▶
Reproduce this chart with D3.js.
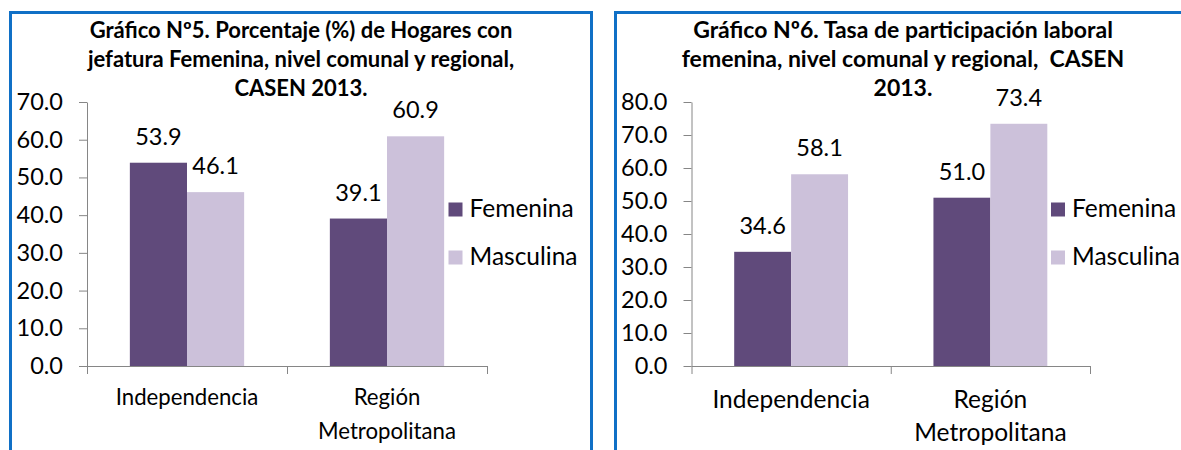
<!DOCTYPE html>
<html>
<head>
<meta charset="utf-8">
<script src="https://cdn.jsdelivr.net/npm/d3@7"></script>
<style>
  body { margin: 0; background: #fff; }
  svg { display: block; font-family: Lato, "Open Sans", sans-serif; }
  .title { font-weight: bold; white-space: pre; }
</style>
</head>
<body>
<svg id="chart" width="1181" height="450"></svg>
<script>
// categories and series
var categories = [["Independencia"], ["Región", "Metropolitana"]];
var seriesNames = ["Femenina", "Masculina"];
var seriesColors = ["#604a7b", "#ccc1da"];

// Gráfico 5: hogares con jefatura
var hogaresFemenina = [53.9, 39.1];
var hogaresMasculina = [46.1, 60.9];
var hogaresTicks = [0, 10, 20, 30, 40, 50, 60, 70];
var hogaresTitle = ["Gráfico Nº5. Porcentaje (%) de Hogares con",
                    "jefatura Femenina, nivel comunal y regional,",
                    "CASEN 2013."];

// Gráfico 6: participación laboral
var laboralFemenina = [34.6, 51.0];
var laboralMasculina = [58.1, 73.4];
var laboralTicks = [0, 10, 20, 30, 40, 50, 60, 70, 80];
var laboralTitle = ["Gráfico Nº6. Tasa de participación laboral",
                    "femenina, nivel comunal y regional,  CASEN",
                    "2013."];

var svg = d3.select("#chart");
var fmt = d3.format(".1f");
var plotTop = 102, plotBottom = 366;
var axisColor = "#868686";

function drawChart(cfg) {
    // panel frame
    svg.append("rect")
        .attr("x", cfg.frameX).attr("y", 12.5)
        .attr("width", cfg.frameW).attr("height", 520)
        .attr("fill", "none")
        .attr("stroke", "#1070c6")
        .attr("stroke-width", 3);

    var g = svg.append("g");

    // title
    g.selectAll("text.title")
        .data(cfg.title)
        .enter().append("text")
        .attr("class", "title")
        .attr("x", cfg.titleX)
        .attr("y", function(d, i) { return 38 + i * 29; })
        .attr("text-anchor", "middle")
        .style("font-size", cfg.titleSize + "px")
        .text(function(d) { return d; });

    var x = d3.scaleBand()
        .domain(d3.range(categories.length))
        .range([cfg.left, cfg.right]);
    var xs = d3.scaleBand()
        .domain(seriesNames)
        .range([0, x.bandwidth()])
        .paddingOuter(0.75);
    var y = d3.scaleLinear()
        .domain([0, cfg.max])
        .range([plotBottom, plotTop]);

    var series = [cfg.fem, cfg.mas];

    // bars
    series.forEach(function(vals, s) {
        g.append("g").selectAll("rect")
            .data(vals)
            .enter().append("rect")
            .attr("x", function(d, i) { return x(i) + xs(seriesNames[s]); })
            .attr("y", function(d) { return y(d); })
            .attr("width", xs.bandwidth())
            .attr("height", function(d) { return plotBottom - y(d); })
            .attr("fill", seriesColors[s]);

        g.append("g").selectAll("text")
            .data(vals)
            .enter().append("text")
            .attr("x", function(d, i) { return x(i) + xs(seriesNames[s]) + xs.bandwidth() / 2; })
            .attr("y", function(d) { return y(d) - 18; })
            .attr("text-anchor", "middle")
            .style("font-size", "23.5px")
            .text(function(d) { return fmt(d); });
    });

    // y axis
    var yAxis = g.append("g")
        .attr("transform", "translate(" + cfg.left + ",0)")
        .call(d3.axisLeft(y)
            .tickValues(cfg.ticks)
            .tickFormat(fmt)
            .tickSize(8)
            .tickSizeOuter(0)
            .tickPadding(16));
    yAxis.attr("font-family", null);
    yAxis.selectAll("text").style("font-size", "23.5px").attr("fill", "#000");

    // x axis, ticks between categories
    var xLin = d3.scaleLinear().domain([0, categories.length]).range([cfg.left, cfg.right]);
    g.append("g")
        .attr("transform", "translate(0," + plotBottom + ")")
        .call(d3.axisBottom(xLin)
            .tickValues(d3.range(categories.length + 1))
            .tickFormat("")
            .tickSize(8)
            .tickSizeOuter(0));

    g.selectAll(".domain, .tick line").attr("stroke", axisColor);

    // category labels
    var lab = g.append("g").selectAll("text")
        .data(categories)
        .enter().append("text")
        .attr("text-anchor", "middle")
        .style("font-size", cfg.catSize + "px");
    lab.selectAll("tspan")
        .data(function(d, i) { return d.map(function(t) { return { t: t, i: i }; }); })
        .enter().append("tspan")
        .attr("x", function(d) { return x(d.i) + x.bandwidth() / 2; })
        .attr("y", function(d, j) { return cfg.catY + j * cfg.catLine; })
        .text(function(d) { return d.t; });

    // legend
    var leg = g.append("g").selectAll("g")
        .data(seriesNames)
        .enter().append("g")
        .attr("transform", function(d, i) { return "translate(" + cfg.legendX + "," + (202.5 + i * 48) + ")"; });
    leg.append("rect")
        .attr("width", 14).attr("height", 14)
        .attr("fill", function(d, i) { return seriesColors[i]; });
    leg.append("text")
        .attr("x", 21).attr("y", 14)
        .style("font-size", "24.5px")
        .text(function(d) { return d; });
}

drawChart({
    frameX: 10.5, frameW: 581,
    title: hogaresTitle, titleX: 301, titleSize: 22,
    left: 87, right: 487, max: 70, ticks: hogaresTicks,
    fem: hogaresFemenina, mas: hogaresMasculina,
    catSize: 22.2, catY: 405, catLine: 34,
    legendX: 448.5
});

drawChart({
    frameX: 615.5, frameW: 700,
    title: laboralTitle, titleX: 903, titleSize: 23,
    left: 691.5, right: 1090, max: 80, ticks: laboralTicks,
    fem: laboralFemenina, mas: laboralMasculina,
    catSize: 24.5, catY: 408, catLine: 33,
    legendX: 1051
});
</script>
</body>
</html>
◀
WORK REQUIRED
Retype the whole listing exactly and leave the pictures out.

CORRECT OUTPUT
Reproduce this chart with D3.js.
<!DOCTYPE html>
<html>
<head>
<meta charset="utf-8">
<script src="https://cdn.jsdelivr.net/npm/d3@7"></script>
<style>
  body { margin: 0; background: #fff; }
  svg { display: block; font-family: Lato, "Open Sans", sans-serif; }
  .title { font-weight: bold; white-space: pre; }
</style>
</head>
<body>
<svg id="chart" width="1181" height="450"></svg>
<script>
// categories and series
var categories = [["Independencia"], ["Región", "Metropolitana"]];
var seriesNames = ["Femenina", "Masculina"];
var seriesColors = ["#604a7b", "#ccc1da"];

// Gráfico 5: hogares con jefatura
var hogaresFemenina = [53.9, 39.1];
var hogaresMasculina = [46.1, 60.9];
var hogaresTicks = [0, 10, 20, 30, 40, 50, 60, 70];
var hogaresTitle = ["Gráfico Nº5. Porcentaje (%) de Hogares con",
                    "jefatura Femenina, nivel comunal y regional,",
                    "CASEN 2013."];

// Gráfico 6: participación laboral
var laboralFemenina = [34.6, 51.0];
var laboralMasculina = [58.1, 73.4];
var laboralTicks = [0, 10, 20, 30, 40, 50, 60, 70, 80];
var laboralTitle = ["Gráfico Nº6. Tasa de participación laboral",
                    "femenina, nivel comunal y regional,  CASEN",
                    "2013."];

var svg = d3.select("#chart");
var fmt = d3.format(".1f");
var plotTop = 102, plotBottom = 366;
var axisColor = "#868686";

function drawChart(cfg) {
    // panel frame
    svg.append("rect")
        .attr("x", cfg.frameX).attr("y", 12.5)
        .attr("width", cfg.frameW).attr("height", 520)
        .attr("fill", "none")
        .attr("stroke", "#1070c6")
        .attr("stroke-width", 3);

    var g = svg.append("g");

    // title
    g.selectAll("text.title")
        .data(cfg.title)
        .enter().append("text")
        .attr("class", "title")
        .attr("x", cfg.titleX)
        .attr("y", function(d, i) { return 38 + i * 29; })
        .attr("text-anchor", "middle")
        .style("font-size", cfg.titleSize + "px")
        .text(function(d) { return d; });

    var x = d3.scaleBand()
        .domain(d3.range(categories.length))
        .range([cfg.left, cfg.right]);
    var xs = d3.scaleBand()
        .domain(seriesNames)
        .range([0, x.bandwidth()])
        .paddingOuter(0.75);
    var y = d3.scaleLinear()
        .domain([0, cfg.max])
        .range([plotBottom, plotTop]);

    var series = [cfg.fem, cfg.mas];

    // bars
    series.forEach(function(vals, s) {
        g.append("g").selectAll("rect")
            .data(vals)
            .enter().append("rect")
            .attr("x", function(d, i) { return x(i) + xs(seriesNames[s]); })
            .attr("y", function(d) { return y(d); })
            .attr("width", xs.bandwidth())
            .attr("height", function(d) { return plotBottom - y(d); })
            .attr("fill", seriesColors[s]);

        g.append("g").selectAll("text")
            .data(vals)
            .enter().append("text")
            .attr("x", function(d, i) { return x(i) + xs(seriesNames[s]) + xs.bandwidth() / 2; })
            .attr("y", function(d) { return y(d) - 18; })
            .attr("text-anchor", "middle")
            .style("font-size", "23.5px")
            .text(function(d) { return fmt(d); });
    });

    // y axis
    var yAxis = g.append("g")
        .attr("transform", "translate(" + cfg.left + ",0)")
        .call(d3.axisLeft(y)
            .tickValues(cfg.ticks)
            .tickFormat(fmt)
            .tickSize(8)
            .tickSizeOuter(0)
            .tickPadding(16));
    yAxis.attr("font-family", null);
    yAxis.selectAll("text").style("font-size", "23.5px").attr("fill", "#000");

    // x axis, ticks between categories
    var xLin = d3.scaleLinear().domain([0, categories.length]).range([cfg.left, cfg.right]);
    g.append("g")
        .attr("transform", "translate(0," + plotBottom + ")")
        .call(d3.axisBottom(xLin)
            .tickValues(d3.range(categories.length + 1))
            .tickFormat("")
            .tickSize(8)
            .tickSizeOuter(0));

    g.selectAll(".domain, .tick line").attr("stroke", axisColor);

    // category labels
    var lab = g.append("g").selectAll("text")
        .data(categories)
        .enter().append("text")
        .attr("text-anchor", "middle")
        .style("font-size", cfg.catSize + "px");
    lab.selectAll("tspan")
        .data(function(d, i) { return d.map(function(t) { return { t: t, i: i }; }); })
        .enter().append("tspan")
        .attr("x", function(d) { return x(d.i) + x.bandwidth() / 2; })
        .attr("y", function(d, j) { return cfg.catY + j * cfg.catLine; })
        .text(function(d) { return d.t; });

    // legend
    var leg = g.append("g").selectAll("g")
        .data(seriesNames)
        .enter().append("g")
        .attr("transform", function(d, i) { return "translate(" + cfg.legendX + "," + (202.5 + i * 48) + ")"; });
    leg.append("rect")
        .attr("width", 14).attr("height", 14)
        .attr("fill", function(d, i) { return seriesColors[i]; });
    leg.append("text")
        .attr("x", 21).attr("y", 14)
        .style("font-size", "24.5px")
        .text(function(d) { return d; });
}

drawChart({
    frameX: 10.5, frameW: 581,
    title: hogaresTitle, titleX: 301, titleSize: 22,
    left: 87, right: 487, max: 70, ticks: hogaresTicks,
    fem: hogaresFemenina, mas: hogaresMasculina,
    catSize: 22.2, catY: 405, catLine: 34,
    legendX: 448.5
});

drawChart({
    frameX: 615.5, frameW: 700,
    title: laboralTitle, titleX: 903, titleSize: 23,
    left: 691.5, right: 1090, max: 80, ticks: laboralTicks,
    fem: laboralFemenina, mas: laboralMasculina,
    catSize: 24.5, catY: 408, catLine: 33,
    legendX: 1051
});
</script>
</body>
</html>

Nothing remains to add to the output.